1. Introduce the Station Rotation Model
If you’ve never tried the station rotation model before, we think you (and more importantly, your students) will love it.
What does it involve? You’ll need to plan three different activities, or “stations”, which your students will rotate between during your class.
We’re partial to Catlin Tucker’s suggested stations: an online station, an offline station and a teacher-led station. That way students can use a different skill set at every station and enjoy personalized instruction from you.
For your online station, think videos, webquests, research or working on a presentation with creator tools, while your offline station could be geared towards more collaborative tasks like think-pair-share or discussion questions.
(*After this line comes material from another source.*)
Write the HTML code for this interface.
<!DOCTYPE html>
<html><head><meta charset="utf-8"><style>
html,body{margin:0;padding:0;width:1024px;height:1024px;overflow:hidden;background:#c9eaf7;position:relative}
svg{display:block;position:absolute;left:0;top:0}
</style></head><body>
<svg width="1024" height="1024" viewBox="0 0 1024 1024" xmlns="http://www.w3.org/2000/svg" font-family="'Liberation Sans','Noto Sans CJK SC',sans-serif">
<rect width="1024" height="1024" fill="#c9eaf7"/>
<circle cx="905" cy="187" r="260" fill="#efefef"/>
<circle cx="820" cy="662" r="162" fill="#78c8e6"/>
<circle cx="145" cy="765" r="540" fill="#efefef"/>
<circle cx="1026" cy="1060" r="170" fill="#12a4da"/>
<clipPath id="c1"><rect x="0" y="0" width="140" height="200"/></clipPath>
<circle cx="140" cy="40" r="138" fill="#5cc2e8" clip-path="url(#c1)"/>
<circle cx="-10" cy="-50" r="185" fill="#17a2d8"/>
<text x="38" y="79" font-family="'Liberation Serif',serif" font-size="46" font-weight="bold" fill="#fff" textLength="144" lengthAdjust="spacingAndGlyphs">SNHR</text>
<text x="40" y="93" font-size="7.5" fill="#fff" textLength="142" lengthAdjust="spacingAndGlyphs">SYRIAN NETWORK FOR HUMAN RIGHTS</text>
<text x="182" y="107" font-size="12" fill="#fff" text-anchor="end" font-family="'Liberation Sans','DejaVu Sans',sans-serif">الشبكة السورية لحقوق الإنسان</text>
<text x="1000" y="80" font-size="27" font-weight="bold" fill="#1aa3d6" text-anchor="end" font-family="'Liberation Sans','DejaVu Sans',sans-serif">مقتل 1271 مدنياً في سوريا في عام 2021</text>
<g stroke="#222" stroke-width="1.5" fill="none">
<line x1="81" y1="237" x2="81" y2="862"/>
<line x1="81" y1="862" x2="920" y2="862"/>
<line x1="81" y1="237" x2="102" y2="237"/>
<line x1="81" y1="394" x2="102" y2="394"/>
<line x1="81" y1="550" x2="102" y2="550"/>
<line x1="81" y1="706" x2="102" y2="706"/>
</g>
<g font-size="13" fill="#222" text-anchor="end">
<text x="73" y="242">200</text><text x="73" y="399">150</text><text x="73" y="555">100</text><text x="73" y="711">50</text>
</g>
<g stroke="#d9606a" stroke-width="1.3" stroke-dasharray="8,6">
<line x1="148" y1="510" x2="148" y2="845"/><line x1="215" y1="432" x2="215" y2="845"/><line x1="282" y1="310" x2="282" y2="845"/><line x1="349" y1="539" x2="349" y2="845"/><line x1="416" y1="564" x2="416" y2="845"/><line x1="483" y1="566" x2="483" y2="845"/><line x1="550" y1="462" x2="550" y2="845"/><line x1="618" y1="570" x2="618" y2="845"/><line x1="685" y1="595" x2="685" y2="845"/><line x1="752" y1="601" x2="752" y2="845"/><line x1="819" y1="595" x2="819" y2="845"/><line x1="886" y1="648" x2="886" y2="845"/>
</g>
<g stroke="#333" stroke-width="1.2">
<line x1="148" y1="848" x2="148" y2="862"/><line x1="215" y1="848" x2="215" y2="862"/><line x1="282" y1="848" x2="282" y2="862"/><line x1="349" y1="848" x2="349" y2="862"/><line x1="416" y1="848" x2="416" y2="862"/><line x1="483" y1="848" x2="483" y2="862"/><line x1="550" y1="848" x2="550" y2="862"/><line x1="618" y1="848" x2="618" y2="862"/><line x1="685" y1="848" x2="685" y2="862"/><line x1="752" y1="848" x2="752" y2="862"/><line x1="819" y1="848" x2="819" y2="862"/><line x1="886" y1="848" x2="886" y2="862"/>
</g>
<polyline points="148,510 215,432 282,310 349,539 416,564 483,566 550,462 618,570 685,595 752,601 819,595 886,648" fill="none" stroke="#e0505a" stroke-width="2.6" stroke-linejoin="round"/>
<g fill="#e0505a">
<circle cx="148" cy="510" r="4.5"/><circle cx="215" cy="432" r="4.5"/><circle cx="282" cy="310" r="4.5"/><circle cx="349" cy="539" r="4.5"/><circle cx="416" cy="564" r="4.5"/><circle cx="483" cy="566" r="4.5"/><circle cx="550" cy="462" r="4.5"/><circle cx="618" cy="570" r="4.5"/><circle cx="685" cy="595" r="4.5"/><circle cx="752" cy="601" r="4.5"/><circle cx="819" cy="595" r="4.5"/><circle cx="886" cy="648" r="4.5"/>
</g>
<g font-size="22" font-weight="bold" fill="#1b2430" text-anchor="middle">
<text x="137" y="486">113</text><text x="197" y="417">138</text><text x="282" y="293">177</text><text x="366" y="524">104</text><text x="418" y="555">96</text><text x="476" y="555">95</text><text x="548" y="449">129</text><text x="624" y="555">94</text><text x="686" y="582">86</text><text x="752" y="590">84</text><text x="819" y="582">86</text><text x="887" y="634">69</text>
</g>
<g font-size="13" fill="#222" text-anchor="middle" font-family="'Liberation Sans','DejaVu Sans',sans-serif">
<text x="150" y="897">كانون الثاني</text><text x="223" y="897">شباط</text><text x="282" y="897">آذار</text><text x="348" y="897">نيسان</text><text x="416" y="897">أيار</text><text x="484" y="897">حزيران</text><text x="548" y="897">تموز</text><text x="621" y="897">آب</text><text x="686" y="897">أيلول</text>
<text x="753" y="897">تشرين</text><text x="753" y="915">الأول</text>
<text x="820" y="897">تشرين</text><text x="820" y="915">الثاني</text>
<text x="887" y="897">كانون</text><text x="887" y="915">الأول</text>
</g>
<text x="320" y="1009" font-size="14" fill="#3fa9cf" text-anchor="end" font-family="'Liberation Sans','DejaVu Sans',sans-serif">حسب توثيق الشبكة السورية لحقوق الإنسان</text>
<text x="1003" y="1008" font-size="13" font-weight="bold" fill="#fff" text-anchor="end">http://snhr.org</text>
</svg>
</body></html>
You could also approach it the other way around and design the online station for collaborative group work and the offline station for quiet instruction and reflection like reading or essay-writing.
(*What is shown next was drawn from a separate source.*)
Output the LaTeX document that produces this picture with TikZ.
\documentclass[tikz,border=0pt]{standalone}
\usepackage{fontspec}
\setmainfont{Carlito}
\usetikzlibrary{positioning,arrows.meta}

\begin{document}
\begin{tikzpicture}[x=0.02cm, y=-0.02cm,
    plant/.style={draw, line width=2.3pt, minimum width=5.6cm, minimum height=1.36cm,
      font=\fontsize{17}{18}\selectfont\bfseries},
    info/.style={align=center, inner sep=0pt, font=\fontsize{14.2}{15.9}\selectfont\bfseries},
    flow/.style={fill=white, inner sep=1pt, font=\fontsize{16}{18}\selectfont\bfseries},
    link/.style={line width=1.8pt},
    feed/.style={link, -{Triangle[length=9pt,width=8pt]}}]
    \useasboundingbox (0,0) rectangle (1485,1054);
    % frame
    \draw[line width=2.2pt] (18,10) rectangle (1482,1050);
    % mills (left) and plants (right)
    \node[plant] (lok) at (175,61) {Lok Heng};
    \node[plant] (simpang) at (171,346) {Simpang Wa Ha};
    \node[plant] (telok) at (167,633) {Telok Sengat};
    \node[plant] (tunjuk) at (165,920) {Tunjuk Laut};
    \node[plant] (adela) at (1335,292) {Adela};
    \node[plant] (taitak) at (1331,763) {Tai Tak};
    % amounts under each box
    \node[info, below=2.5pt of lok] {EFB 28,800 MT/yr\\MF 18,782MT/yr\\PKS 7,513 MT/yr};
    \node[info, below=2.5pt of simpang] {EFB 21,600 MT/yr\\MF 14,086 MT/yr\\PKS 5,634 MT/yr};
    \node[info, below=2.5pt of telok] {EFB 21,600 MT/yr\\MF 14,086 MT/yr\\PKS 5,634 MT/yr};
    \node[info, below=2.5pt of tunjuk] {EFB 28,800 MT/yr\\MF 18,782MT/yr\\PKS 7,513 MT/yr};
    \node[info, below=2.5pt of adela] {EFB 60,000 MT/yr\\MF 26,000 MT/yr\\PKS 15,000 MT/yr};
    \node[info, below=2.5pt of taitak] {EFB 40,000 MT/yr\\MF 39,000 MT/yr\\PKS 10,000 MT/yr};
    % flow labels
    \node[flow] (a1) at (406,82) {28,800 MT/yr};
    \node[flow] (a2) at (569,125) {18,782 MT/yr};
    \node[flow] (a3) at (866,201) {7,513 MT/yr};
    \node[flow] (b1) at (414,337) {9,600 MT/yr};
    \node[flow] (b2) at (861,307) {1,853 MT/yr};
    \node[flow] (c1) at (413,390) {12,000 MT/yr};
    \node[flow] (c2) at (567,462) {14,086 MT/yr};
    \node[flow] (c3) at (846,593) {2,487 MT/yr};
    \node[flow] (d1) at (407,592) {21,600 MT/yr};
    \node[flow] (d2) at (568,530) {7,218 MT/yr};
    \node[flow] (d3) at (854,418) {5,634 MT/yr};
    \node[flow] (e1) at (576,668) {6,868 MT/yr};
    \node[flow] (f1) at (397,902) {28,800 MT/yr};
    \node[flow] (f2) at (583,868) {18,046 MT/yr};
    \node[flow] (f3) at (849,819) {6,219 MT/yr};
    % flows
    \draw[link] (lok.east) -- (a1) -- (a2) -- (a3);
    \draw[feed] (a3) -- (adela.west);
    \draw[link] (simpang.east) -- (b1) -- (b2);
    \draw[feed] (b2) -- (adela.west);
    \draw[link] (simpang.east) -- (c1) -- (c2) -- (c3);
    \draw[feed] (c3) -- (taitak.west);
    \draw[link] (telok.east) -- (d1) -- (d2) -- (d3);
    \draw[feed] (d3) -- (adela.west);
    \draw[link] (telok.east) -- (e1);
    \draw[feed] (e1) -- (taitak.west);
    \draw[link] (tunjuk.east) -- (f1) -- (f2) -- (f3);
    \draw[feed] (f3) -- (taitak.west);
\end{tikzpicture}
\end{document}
When it comes to your teacher-led station, have a plan, but also be flexible enough to let your students help set the pace with their questions and specific needs. You can explain a new concept, review homework, answer questions or have your students explain the concepts to you as they understand them to assess their knowledge.
If you’re doing remote learning, consider how you could adapt online and offline stations to your context. An online station could be asynchronous with edtech while an offline station could be synchronous by using a video-conferencing platform.
Keep in mind that no one is expecting you to use this teaching model every day, but when you have the time, it’s a great exercise in differentiation that you can repeat from year to year!
2. Use Edpuzzle for Formative Assessment
It’s difficult to differentiate your teaching without a benchmark for how your students are doing with the content. That’s where Edpuzzle comes in!
With interactive video lessons and detailed student analytics, you can get data on which of your students understood the lesson and how long it took them to “get it” so you can see who’s ready to move on to more complex topics and who needs some extra practice.
When you assign a video lesson on Edpuzzle, you can add multiple-choice questions for quick understanding checks as well as open-ended questions, which are great for reflection and deeper exploration.
See how many times each student watched a particular section of your video, allowing you to determine which areas are the most difficult, and see how much time they spent watching or rewatching your video.
Armed with all of this priceless knowledge, you’ll be able to better tailor your instruction based on your students’ needs backed up by actual data rather than just a gut feeling.
3. Review or Go Into Extension Materials Based on Results
Like a choose-your-own-adventure in education, once you’ve got your student insight from Edpuzzle, you can go further into differentiation and set review exercises or assign extension materials.
One of the fantastic things about differentiation is the fact that it allows you to make sure that all of your students understand the concept before you move on to new material, so no one gets left behind.
With the results you’ve obtained from Edpuzzle, you can reteach concepts to students who haven’t achieved mastery, either in small teacher-led groups or with more video lessons to supplement the original.
While those students are getting the help they need, you can assign more advanced video lessons to students who are ready for extension materials, or try having them do a student project on Edpuzzle so your more advanced kids can find their own video to edit on the same topic (which could also be helpful for your other students to review!).
4. Start a Makerspace
If you’re not familiar with the idea of a makerspace, all it is is a room in your school or an area of your classroom with materials for creation, usually at least partially related to technology or STEM.
Once you’ve learned how to set up your makerspace and gathered your materials, your students can get started creating!
You can either give them a prompt to get started (i.e. design a bridge using popsicle sticks) or let them propose their own project to work on whenever you designate time for the makerspace.
If you're doing remote learning, have your students create their own makerspace at home. Ask your students what materials they have available and see what amazing stuff they come up with!
It’s a fantastic opportunity for students to explore their creativity and for you to differentiate your teaching as you guide them through the process.
5. Move to the Flipped Classroom Model
Finally, if you haven’t played around with flipping your class yet, it really is the key to making differentiation easy.
By introducing new concepts for homework through Edpuzzle videos, you’re freeing up class time (or “face-to-face” time) to work on practical exercises so you can meet with students one-on-one and answer questions, personalizing your teaching to a degree that isn’t possible with the traditional model.
After all, one of the biggest hurdles to differentiated instruction is finding the time to dedicate to the specific learning needs of each of your students, and flipping your classroom is the best way to unlock that time!